Equatorial sea surface temperatures (SSTs) are near-to-above average across the east-central Pacific Ocean.
ENSO-neutral is favored through Northern Hemisphere summer 2018, with the
chance for El Nino increasing to 50% during fall, and about 65% during winter 2018-19.
However, computer forecast models now point to a slightly stronger and faster-forming El Nino than the models were indicating during May. The official El Nino ocean temperature threshold is 0.5 degree Celsius above average -- and that value is now showing as a possible development by late summer-early fall -- the August/September/October period, as opposed to later in the fall season, October/November/December.
The sea surface temperature is not the only parameter showing a tendency toward El Nino features. Low-level winds in the Pacific equator region are showing a stronger west-to-east tendency. That's also an El Nino characteristic -- and this ties in with recent values of the Australia Southern Oscillation Index (SOI) which have been running at minus 10 or lower -- another indicator of El Nino conditions forming.
These trends are important for a possible positive impact on crops. El Nino-related wind patterns make it difficult to maintain a standing, stagnant, and crop-threatening high pressure cell over the central U.S. In fact, even as the prospect for a round of hot weather highlights the 10-day forecast going into the last week of June and the first few days of July, my colleague Mike Palmerino suggested Friday that the ability of a hotter pattern to linger may be limited.
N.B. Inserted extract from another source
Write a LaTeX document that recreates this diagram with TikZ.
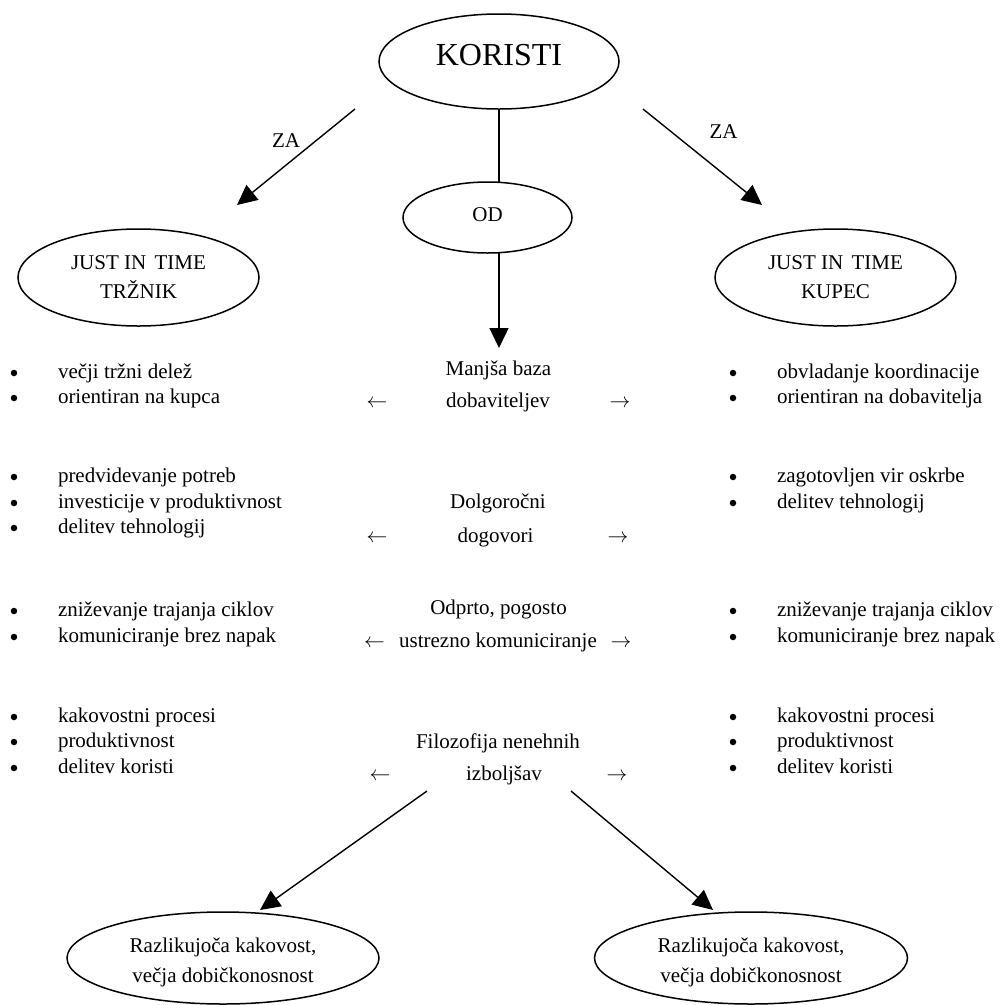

"I do not expect it to turn dry enough to impact crop conditions, and in some areas, drier weather would be welcome after heavy rains this week," Palmerino said.
The CPC six- to 10-day forecast issued Friday afternoon goes along with that idea, calling for above-normal temperatures and above-normal rainfall -- warm and wet -- over much of the northern, central and southeastern U.S.
"If indeed we have an earlier development of El Nino, this could keep crop conditions quite favorable going into pollination," Palmerino said.